***** Data to process *****

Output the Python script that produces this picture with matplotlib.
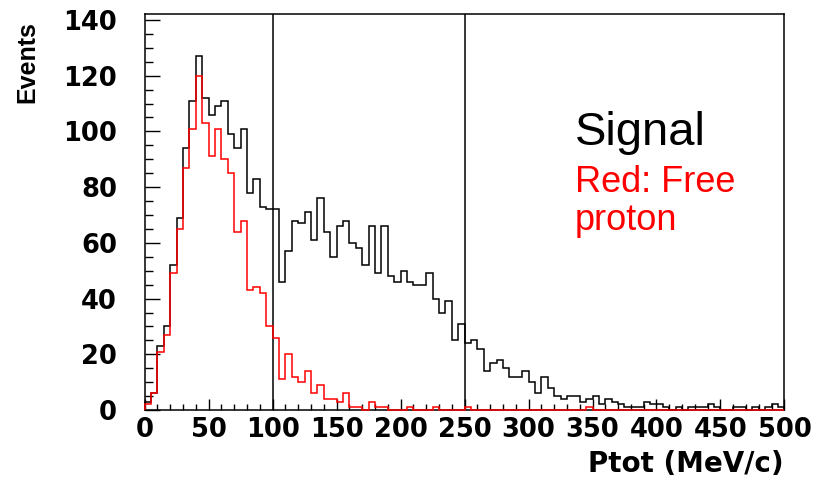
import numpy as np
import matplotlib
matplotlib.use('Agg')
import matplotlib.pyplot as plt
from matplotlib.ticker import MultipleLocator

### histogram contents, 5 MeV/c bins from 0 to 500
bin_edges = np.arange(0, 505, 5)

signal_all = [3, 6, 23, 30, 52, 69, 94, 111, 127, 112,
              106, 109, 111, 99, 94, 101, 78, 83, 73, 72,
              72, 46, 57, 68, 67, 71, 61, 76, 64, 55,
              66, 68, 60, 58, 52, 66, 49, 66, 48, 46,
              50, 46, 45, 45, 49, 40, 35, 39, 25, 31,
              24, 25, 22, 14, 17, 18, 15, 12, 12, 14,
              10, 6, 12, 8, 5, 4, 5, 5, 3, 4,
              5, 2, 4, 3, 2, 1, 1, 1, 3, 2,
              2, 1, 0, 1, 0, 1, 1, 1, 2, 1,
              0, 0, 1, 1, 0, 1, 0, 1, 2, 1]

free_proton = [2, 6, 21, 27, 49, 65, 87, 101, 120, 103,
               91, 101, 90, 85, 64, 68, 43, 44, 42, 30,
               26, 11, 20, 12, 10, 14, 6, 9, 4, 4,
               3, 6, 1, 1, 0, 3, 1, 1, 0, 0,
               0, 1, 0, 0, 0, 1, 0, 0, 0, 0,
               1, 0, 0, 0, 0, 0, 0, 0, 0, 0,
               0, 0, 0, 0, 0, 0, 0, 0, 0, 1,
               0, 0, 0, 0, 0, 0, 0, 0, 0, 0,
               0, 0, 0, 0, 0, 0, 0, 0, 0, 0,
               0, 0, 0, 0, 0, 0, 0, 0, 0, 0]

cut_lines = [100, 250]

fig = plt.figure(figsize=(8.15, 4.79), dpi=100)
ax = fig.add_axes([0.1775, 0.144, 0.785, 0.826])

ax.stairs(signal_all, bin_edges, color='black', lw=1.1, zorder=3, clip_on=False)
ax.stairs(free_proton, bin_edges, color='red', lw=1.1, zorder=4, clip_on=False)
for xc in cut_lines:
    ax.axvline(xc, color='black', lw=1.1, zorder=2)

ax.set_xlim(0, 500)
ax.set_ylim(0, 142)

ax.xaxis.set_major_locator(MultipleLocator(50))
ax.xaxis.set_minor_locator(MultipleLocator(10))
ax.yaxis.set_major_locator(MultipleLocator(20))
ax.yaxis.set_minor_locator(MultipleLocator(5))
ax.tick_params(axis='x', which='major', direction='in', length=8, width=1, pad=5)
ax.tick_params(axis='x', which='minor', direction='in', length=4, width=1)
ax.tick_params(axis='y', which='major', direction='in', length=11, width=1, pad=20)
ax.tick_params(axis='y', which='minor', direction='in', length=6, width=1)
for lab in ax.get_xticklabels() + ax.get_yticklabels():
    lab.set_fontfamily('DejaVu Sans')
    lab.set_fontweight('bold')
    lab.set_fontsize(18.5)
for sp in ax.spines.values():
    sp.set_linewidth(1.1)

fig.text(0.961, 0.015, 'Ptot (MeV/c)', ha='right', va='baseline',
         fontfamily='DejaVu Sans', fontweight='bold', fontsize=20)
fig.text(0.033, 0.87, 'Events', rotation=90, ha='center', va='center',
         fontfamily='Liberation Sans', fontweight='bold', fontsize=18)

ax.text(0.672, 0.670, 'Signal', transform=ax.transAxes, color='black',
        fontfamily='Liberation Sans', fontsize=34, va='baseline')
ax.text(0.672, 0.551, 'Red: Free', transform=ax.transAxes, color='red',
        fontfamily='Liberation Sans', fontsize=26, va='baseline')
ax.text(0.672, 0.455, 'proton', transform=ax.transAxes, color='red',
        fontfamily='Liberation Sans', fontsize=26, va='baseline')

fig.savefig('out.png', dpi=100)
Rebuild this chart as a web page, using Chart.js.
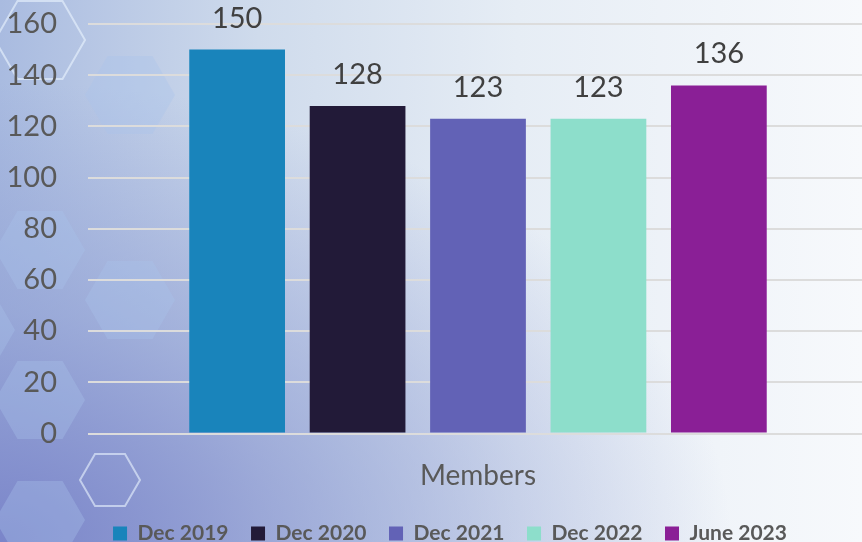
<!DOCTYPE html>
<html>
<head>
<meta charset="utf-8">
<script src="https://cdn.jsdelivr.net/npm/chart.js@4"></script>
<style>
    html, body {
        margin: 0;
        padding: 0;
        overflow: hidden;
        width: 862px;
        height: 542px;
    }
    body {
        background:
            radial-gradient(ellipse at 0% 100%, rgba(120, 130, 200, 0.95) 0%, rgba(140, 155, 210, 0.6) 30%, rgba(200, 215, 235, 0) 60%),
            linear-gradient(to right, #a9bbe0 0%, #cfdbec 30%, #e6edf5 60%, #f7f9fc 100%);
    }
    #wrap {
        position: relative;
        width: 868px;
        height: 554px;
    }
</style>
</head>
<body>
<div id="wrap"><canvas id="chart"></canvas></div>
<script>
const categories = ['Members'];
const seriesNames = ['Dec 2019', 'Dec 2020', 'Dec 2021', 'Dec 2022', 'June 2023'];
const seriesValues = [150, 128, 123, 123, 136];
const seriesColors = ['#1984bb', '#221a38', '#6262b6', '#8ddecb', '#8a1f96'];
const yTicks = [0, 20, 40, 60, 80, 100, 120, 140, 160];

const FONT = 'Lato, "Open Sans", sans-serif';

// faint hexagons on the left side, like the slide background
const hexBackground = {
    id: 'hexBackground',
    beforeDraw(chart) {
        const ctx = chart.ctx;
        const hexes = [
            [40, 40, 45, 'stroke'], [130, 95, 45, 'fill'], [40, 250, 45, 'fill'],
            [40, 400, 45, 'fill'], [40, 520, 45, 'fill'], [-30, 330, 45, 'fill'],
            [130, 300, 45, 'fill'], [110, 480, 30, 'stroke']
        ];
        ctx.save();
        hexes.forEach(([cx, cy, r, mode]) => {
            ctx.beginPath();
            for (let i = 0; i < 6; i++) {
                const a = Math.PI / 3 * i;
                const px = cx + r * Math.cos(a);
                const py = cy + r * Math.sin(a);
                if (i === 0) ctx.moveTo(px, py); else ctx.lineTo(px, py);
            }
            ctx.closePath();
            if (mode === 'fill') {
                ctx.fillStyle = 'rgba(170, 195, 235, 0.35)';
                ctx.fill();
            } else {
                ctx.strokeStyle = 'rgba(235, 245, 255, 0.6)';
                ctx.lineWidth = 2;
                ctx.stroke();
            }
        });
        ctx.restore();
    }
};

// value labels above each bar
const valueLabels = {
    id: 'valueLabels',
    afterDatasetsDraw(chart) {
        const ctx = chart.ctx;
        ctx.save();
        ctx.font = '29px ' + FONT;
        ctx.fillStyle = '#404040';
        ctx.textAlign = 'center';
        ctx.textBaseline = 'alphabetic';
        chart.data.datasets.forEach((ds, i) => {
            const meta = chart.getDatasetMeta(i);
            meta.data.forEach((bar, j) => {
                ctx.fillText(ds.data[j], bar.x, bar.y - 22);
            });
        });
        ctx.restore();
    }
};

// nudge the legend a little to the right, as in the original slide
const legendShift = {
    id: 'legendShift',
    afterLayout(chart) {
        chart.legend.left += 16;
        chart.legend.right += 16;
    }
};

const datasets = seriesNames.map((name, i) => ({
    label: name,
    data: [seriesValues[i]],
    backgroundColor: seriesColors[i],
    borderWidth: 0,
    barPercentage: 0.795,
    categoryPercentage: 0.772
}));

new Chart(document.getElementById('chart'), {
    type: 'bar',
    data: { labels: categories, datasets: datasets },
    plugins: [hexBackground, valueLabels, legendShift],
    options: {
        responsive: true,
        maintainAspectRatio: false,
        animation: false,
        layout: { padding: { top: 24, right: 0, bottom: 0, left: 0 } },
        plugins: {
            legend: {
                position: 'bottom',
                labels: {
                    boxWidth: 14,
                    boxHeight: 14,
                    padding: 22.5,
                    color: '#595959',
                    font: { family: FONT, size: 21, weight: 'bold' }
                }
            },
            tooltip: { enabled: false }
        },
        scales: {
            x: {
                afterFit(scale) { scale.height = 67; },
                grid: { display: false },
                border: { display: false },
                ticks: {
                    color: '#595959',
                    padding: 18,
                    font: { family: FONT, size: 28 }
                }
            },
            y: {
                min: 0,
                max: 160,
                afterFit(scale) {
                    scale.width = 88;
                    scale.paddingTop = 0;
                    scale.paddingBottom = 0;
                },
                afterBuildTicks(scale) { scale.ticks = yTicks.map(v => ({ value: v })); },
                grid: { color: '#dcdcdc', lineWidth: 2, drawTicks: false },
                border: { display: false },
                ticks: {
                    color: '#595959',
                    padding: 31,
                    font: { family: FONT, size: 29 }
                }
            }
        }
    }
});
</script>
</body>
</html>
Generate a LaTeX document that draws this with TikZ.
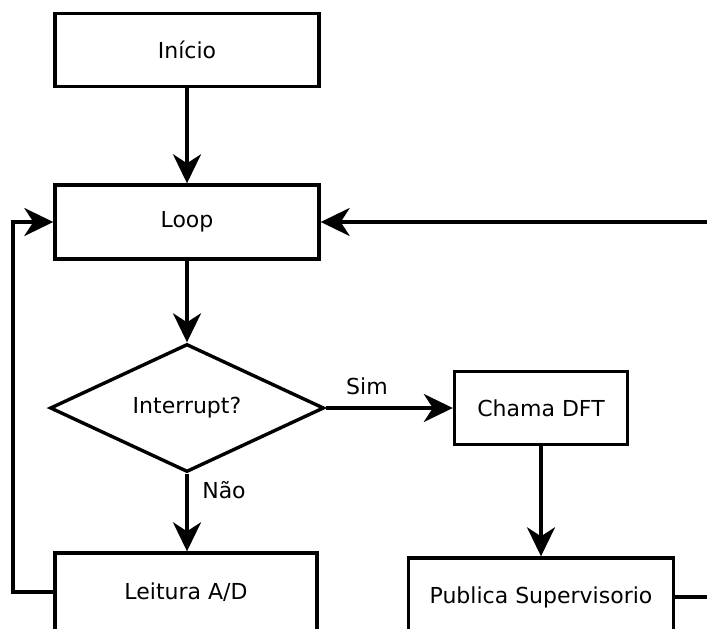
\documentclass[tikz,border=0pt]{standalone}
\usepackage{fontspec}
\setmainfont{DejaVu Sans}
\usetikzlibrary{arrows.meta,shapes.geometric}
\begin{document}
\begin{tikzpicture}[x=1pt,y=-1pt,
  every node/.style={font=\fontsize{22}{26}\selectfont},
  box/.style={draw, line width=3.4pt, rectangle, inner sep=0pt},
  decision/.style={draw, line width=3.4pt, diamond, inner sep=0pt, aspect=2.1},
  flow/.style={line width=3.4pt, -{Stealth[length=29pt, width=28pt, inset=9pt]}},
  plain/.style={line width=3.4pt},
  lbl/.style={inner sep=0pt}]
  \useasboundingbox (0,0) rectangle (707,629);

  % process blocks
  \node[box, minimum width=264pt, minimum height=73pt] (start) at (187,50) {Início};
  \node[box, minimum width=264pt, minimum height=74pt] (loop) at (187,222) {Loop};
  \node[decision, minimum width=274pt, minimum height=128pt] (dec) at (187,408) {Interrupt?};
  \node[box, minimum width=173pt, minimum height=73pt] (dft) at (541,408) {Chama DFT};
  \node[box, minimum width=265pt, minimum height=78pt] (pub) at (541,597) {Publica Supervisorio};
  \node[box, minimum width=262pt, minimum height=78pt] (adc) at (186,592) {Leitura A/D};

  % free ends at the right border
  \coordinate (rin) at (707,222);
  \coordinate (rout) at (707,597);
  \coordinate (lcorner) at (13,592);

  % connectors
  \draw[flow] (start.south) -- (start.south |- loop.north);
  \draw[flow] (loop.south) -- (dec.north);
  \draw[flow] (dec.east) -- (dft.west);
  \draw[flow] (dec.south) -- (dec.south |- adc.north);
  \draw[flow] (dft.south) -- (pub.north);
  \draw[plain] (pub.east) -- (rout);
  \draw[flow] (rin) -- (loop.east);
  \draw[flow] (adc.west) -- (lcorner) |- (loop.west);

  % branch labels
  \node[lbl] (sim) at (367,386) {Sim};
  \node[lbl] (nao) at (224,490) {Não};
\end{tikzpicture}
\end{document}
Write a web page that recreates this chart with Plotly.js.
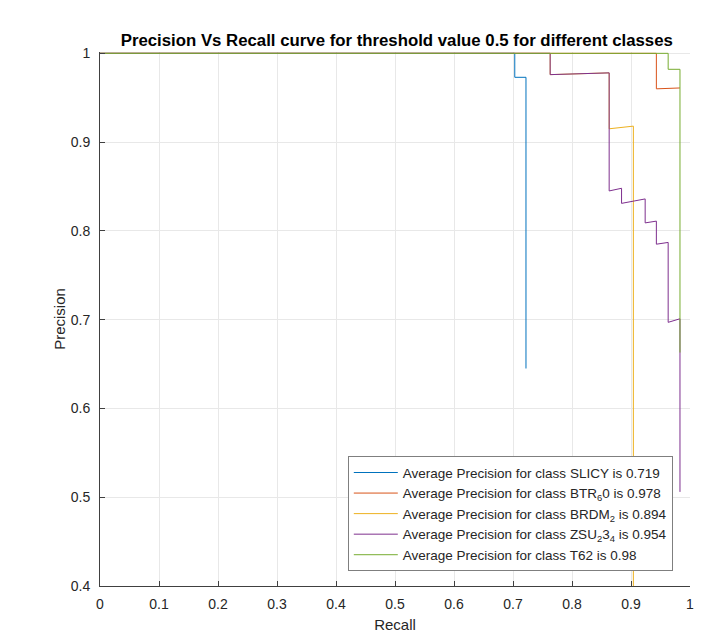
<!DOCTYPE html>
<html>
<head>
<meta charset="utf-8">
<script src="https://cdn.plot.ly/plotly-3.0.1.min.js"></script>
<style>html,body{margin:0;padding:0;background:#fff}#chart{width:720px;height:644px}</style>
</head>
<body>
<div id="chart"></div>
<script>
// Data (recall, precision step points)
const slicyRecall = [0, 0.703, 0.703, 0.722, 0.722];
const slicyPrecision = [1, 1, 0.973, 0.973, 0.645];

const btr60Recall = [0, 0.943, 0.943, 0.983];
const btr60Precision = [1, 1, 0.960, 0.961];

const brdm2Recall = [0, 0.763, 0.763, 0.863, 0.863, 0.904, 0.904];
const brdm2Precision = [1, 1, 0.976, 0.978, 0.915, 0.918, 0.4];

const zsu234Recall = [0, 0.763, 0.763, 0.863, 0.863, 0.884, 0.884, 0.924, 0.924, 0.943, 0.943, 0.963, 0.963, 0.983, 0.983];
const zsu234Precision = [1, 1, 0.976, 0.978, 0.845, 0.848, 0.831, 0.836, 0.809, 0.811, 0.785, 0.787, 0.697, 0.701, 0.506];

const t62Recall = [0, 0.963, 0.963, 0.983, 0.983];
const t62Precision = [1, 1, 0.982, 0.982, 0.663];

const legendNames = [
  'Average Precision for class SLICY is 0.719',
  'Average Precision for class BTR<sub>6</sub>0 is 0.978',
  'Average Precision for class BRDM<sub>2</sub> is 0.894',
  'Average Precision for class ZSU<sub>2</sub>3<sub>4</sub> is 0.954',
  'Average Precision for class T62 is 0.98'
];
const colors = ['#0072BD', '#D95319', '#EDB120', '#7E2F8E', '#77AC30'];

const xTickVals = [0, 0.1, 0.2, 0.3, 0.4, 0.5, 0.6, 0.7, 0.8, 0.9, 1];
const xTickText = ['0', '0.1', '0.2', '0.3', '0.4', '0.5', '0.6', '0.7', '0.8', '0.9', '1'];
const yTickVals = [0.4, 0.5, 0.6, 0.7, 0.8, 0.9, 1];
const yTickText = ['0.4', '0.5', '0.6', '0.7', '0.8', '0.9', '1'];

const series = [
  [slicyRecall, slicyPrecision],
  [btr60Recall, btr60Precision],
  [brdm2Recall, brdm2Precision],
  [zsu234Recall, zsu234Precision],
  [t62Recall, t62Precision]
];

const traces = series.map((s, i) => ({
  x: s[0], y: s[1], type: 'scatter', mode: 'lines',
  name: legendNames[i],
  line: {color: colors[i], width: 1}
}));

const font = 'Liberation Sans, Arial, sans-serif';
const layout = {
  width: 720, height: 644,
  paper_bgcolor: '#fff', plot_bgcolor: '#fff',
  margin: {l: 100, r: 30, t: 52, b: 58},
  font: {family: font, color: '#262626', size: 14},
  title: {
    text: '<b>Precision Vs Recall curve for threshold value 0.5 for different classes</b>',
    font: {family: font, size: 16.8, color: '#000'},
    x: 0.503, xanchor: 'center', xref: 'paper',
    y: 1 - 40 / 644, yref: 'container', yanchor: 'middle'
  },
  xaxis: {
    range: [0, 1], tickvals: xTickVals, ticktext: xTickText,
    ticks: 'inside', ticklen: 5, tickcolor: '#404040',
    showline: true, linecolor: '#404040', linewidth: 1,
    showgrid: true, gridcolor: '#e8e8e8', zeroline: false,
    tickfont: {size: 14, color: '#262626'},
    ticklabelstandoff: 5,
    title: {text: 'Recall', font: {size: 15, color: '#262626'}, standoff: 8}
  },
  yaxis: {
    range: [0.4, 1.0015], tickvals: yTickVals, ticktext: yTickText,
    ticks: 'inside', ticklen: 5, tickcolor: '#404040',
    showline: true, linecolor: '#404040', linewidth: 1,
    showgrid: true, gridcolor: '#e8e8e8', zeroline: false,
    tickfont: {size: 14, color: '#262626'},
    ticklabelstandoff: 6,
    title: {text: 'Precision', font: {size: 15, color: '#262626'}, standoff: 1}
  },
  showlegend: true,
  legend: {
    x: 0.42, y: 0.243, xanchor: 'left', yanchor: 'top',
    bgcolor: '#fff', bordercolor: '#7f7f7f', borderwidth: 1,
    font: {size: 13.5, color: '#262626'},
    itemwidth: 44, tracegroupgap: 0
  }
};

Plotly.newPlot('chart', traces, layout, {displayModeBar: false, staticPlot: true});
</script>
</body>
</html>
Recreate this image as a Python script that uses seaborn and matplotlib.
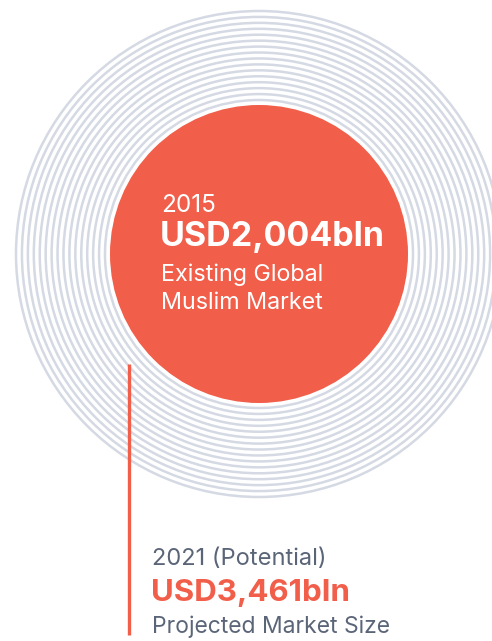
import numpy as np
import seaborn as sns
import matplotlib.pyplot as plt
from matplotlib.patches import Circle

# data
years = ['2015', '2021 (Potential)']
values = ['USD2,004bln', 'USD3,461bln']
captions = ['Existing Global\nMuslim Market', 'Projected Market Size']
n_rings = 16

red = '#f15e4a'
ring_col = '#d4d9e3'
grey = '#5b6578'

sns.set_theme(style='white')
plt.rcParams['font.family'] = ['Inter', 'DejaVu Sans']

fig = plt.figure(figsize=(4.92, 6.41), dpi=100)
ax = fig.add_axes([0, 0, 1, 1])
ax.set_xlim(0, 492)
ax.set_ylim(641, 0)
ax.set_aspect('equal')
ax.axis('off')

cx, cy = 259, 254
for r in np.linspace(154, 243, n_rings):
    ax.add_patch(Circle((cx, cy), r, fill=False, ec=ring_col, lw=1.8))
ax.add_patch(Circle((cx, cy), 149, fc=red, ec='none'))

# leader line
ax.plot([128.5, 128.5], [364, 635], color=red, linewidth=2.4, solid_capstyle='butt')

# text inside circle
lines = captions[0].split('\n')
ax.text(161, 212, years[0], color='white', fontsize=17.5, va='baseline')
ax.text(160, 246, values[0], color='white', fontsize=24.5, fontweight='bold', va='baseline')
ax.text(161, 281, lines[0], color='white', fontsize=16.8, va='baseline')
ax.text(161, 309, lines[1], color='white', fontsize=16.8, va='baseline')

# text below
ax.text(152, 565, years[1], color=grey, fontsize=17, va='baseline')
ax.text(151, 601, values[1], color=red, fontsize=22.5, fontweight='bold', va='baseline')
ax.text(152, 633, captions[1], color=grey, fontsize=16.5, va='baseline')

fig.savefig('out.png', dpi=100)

*****

Written task: What lines above run from the one with "Recreate this image" to the one with "from matplotlib.patches import Circle"? Give them again exactly, ends included, and leave the pictures out.

Answer to the task:
Recreate this image as a Python script that uses seaborn and matplotlib.
import numpy as np
import seaborn as sns
import matplotlib.pyplot as plt
from matplotlib.patches import Circle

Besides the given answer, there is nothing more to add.